Healthy diets: helping to release the brake on progress towards the SDGs
On the eve of the high level event jointly hosted with the Bangladesh Rural Advancement Committee (BRAC) in Dhaka, the Global Panel on Agriculture and Food Systems for Nutrition launched a new brief Healthy Diets for All: A Key to Meeting the SDGs. This policy brief calls for policymakers, at all levels, to recognise the central role of high-quality, healthy diets in achieving the 2030 Agenda for Sustainable Development.
Director General of Food and Agricultural Organization, and Panel Member José Graziano da Silva, welcomed this brief noting that “The evidence is clear and compelling. Malnutrition in all its forms locks countries into long-term disadvantages, undermining efforts to address poverty and inequality and achieve the SDGs”.
This brief shows that one critically important policy area that connects many of SDGs, is the provision healthy diets for all. Invisible in terms of SDG language and not mentioned among the many targets, healthy diets are a foundation underpinning successful progress toward targets in health, agriculture, inequality, poverty and sustainable consumption.
Amplifying the messages from the Global Nutrition Report 2017, the brief presents 6 evidence-based recommendations, aimed at policymakers in low and middle-income counties, showing how ‘diet quality’ can be the key to help them unlock and accelerate progress on delivering their Sustainable Development Goals (SDGs).
H.E. John Kufuor, Former President of Ghana and Global Panel Co-Chair said that “To advance progress on the SDGs we must prioritise diet quality and nutrition”. He added that “national plans needed clear implementation strategies and committed leadership”.
National plans need to work across the food system. For example, improving dietary diversity by widening agricultural crop diversity also requires action on affordability, food safety, food waste, consumer demand and purchasing power. These actions will also require high-level leadership at regional and national level to “connect and break down traditional sector silos” as recommended by the 2030 Sustainable Development Agenda resolution. Putting diet quality at the heart of policy could help break down these silos and facilitate multi-sector action.

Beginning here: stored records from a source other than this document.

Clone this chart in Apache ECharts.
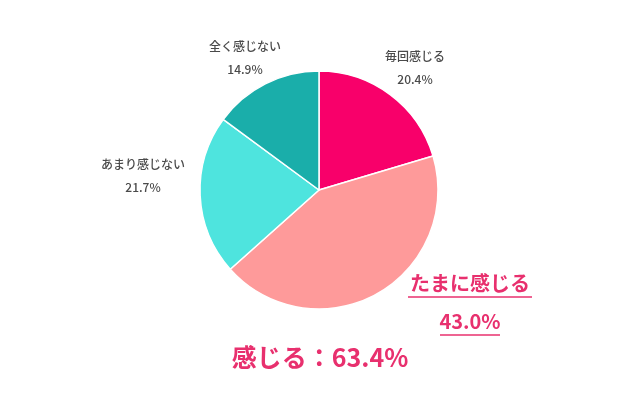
<!DOCTYPE html>
<html>
<head>
<meta charset="utf-8">
<script src="https://cdn.jsdelivr.net/npm/echarts@6/dist/echarts.min.js"></script>
<style>body{margin:0;background:#fff}</style>
</head>
<body>
<div id="main" style="width:640px;height:403px;"></div>
<script type="text/javascript">
var names = ['毎回感じる', 'たまに感じる', 'あまり感じない', '全く感じない'];
var values = [20.4, 43.0, 21.7, 14.9];
var colors = ['#f8006a', '#fe9a9a', '#4ee4de', '#1aaeaa'];
// ラベルの中心位置
var labelPos = [[415, 68], [470, 302], [143, 176], [245, 58]];

var feel = (values[0] + values[1]).toFixed(1);
var font = '"Noto Sans CJK JP", sans-serif';

var myChart = echarts.init(document.getElementById('main'));
var option = {
	animation: false,
	textStyle: { fontFamily: font },
	title: {
		text: '感じる：' + feel + '%',
		left: 'center', top: 340,
		textStyle: { fontSize: 25, fontWeight: 'bold', color: '#e8306e', fontFamily: font }
	},
	graphic: [
		{ type: 'line', shape: { x1: 408, y1: 297, x2: 532, y2: 297 }, style: { stroke: '#e8306e', lineWidth: 1.5 } },
		{ type: 'line', shape: { x1: 440, y1: 335, x2: 500, y2: 335 }, style: { stroke: '#e8306e', lineWidth: 1.5 } }
	],
	series: [{
		type: 'pie',
		center: [319, 190],
		radius: 119,
		startAngle: 90,
		clockwise: true,
		data: names.map(function (n, i) {
			var big = i === 1;
			return {
				name: n, value: values[i],
				itemStyle: { color: colors[i], borderColor: '#fff', borderWidth: 1.5 },
				label: {
					color: big ? '#e8306e' : '#4a4a4a',
					fontSize: big ? 20 : 12,
					fontWeight: big ? 'bold' : 500,
					lineHeight: big ? 38 : 23
				}
			};
		}),
		label: {
			position: 'outside',
			formatter: function (p) { return p.name + '\n' + p.value.toFixed(1) + '%'; },
			align: 'center'
		},
		labelLine: { show: false },
		labelLayout: function (p) {
			var q = labelPos[p.dataIndex];
			return { x: q[0], y: q[1], align: 'center', verticalAlign: 'middle' };
		}
	}]
};
myChart.setOption(option);
</script>
</body>
</html>
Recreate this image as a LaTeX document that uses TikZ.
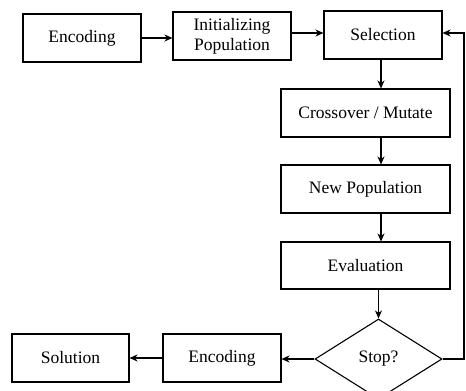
\documentclass[tikz,border=0pt]{standalone}
\usepackage{fontspec}
\setmainfont{Liberation Serif}
\usetikzlibrary{arrows.meta,shapes.geometric}
\begin{document}
\begin{tikzpicture}[x=1pt,y=-1pt,
  box/.style={draw,line width=1.1pt,minimum height=48pt,inner sep=0pt,
    align=center,font=\fontsize{17.5}{20}\selectfont},
  decision/.style={draw,line width=1.1pt,diamond,aspect=1.6,inner sep=0pt,
    minimum width=127pt,minimum height=80pt,font=\fontsize{17.5}{20}\selectfont},
  flow/.style={line width=1.1pt,-{Stealth[length=8pt,width=7pt,inset=2.5pt]}}]
  \useasboundingbox (0,0) rectangle (466,391);

  % top row
  \node[box,minimum width=118pt] (enc1) at (82,38) {Encoding};
  \node[box,minimum width=118pt] (init) at (232,36) {Initializing\\Population};
  \node[box,minimum width=118pt] (sel)  at (383,35) {Selection};

  % main column
  \node[box,minimum width=169pt] (cross)  at (365.5,113) {Crossover / Mutate};
  \node[box,minimum width=169pt] (newpop) at (365.5,189) {New Population};
  \node[box,minimum width=169pt,minimum height=47pt] (eval) at (365.5,265.5) {Evaluation};
  \node[decision] (stop) at (378.5,359) {Stop?};

  % bottom row
  \node[box,minimum width=118pt] (enc2) at (222,358) {Encoding};
  \node[box,minimum width=117pt] (sol)  at (70.5,358) {Solution};

  \coordinate (col) at (381,0);
  \coordinate (back) at (464,0);

  % connectors
  \draw[flow] (enc1.east) -- (enc1.east -| init.west);
  \draw[flow] (init.east |- 0,33) -- (sel.west |- 0,33);
  \draw[flow] (col |- sel.south) -- (col |- cross.north);
  \draw[flow] (col |- cross.south) -- (col |- newpop.north);
  \draw[flow] (col |- newpop.south) -- (col |- eval.north);
  \draw[flow] (eval.south -| stop.north) -- (stop.north);
  \draw[flow] (stop.west) -- (stop.west -| enc2.east);
  \draw[flow] (enc2.west) -- (enc2.west -| sol.east);
  \draw[flow] (stop.east) -- (back |- stop.east) -- (back |- 0,33) -- (sel.east |- 0,33);
\end{tikzpicture}
\end{document}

The past few years have seen a marked improvement in how policymakers prioritise and fund nutrition, accelerated by the UN Decade of Action on Nutrition and the recent commitments made at the Global Nutrition Summit in Milan. But, a failure to recognise the central role of diet quality in addressing many development challenges, risks missing an opportunity for governments and partners to invest in essential policy actions that will unlock the development potential of individuals, boost economic productivity, and reduce demands on expenditure in health and social protection, helping them release the brake on progress towards their SDGs.